Ayrıca cumhurbaşkanlığı kararnamesinin kanunla çatıştığı hallerde kanunun öncelikle uygulanacağına dair hüküm de meseleyi bitirmeye yetmeyecektir. Zira bu halde de meclisin bir kesimi ile yürütme organı arasında bir güç çatışması başlayacaktır. Sistemde istikrar isterken umulmadık yönlerden istikrarsızlığa kayabilen bir yeni sistem ortaya çıkarmış olduk.
Bu konu liyakat ile de yakından ilgilidir. Anayasanın 104. maddesinde cumhurbaşkanının görev ve yetkileri sayılıyor. Bu görev ve yetkilerin biri de üst dereceli yöneticilerin tayini ve bunların niteliklerine ilişkin kriterlerin belirlenmesidir. Yeni hükümet sisteminde üst dereceli yöneticilerin kimler olacağı açıkça belirtilmemiştir ve bunların görev süresi de cumhurbaşkanının görev süresi ile aynı olacaktır. Hal böyle olunca artık idarî mekanizmada tarafsızlık ilkesinden söz etmenin anlamı kalmamıştır.
GAYRİ ADİL ORTAM
Demokratik sistemlerde yürütmenin, idarenin adına hareket edecek kamu hizmeti görevlilerinin tarafsız olması idarenin objektifliği ilkesinin bir gereğidir. Cumhurbaşkanı parti başkanı, ama atadıkları anayasa gereği tarafsız olmak zorundadır. Bu nasıl sağlanacaktır? Meselâ valilerin bu sistemde hem devletin ve hem de siyasî iktidar anlamında hükümetin temsilcisi olması prensibi ortadan kalkmıştır. Devlet ile hükümet anlam ve işlev bakımından eşitlenmiştir. Oysa devlet kalıcıdır, ama siyasî iktidarlar geçicidir.

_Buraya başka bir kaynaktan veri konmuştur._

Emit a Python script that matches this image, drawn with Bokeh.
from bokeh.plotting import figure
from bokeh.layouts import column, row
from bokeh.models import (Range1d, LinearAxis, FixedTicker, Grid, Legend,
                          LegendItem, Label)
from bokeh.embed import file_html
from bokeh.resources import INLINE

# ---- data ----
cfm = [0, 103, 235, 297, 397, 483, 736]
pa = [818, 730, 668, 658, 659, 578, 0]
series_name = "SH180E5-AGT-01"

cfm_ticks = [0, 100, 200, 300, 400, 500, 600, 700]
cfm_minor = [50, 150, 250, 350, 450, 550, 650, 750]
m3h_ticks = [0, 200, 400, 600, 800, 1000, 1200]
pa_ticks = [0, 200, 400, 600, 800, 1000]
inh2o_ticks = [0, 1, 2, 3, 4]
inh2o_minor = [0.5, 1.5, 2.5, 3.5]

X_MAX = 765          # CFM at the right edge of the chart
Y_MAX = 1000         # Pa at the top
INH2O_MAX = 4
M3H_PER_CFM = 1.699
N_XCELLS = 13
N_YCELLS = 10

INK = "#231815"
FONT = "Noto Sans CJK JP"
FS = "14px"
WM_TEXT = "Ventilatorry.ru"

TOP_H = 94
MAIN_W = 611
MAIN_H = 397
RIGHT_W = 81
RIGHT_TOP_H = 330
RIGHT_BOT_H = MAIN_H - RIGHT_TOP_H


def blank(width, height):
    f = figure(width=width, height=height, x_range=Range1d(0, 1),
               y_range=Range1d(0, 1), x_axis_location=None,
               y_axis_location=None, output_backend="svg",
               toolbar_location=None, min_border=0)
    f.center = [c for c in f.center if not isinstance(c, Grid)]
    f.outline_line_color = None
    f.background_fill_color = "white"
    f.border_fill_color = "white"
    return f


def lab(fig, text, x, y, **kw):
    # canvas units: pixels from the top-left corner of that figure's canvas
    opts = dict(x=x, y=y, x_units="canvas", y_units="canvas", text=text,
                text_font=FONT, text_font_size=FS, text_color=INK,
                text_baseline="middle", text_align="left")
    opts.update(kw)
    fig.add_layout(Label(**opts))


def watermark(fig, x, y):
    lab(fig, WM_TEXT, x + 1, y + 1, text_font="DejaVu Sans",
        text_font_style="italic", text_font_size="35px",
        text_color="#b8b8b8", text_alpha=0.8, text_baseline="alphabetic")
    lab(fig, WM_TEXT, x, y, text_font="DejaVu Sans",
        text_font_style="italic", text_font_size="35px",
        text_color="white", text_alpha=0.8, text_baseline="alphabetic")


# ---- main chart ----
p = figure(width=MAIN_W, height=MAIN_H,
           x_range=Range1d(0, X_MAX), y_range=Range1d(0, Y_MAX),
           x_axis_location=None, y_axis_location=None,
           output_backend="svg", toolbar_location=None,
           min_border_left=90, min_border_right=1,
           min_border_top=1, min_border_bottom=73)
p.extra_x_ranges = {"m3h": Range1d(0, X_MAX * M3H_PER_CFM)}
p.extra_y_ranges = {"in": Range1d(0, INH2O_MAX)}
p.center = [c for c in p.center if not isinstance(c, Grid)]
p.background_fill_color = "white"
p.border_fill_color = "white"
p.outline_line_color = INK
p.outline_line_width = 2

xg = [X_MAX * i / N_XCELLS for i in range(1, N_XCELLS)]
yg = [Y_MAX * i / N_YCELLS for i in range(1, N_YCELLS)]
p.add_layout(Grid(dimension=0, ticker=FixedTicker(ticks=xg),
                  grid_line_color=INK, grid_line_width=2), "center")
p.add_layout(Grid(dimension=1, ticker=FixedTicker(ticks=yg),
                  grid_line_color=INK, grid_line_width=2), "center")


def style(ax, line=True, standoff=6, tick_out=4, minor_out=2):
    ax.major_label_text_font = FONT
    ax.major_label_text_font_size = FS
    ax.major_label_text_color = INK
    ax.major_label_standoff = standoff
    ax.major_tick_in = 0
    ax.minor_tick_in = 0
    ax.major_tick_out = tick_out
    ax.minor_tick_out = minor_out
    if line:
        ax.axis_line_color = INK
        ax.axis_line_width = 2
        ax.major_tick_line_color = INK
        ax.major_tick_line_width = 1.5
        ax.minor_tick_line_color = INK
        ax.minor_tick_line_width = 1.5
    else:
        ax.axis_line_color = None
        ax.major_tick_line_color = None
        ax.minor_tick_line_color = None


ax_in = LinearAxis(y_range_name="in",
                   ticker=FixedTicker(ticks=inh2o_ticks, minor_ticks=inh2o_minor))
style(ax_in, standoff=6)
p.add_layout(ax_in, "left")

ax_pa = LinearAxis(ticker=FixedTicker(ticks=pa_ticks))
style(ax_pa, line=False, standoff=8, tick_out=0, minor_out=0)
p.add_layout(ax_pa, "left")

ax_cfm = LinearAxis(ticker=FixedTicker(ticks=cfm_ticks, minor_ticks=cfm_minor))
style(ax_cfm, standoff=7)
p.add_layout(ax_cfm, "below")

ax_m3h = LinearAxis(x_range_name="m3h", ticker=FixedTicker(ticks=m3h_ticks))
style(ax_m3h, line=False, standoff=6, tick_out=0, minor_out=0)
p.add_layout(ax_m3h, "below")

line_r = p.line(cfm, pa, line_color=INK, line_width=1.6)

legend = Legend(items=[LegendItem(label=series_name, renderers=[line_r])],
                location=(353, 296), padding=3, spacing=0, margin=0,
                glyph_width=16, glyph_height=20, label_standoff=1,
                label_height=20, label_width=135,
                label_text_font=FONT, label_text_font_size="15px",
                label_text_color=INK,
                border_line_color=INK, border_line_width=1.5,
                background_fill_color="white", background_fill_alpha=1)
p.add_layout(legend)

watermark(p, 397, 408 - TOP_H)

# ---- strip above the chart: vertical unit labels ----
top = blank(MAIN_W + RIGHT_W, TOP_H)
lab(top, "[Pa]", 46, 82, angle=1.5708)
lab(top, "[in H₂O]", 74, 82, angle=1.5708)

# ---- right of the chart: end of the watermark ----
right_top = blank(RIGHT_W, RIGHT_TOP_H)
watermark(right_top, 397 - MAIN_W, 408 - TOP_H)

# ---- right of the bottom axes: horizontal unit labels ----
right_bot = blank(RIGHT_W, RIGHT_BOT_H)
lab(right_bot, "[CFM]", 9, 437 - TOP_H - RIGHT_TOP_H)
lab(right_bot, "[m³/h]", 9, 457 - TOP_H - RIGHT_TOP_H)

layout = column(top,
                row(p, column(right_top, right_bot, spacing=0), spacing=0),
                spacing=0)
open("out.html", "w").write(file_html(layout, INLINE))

Bu durum ABD’deki “zenci-beyaz” ayrımına benzeyecek. Hani İslâmî anlayışımızın temelini oluşturan Arab’ın Arap olmayana üstünlüğü olmayacağına yönelik ilkesi bizim kılavuzumuzdu, ferdin liyakatın dışında devlet ve toplum katında üstünlüğü yoktu?
Bir partiye veya cumhurbaşkanına yakın olmanın liyakatle alâkası nedir? Bu, yönetimde kaotik, gayri adil bir ortam demektir.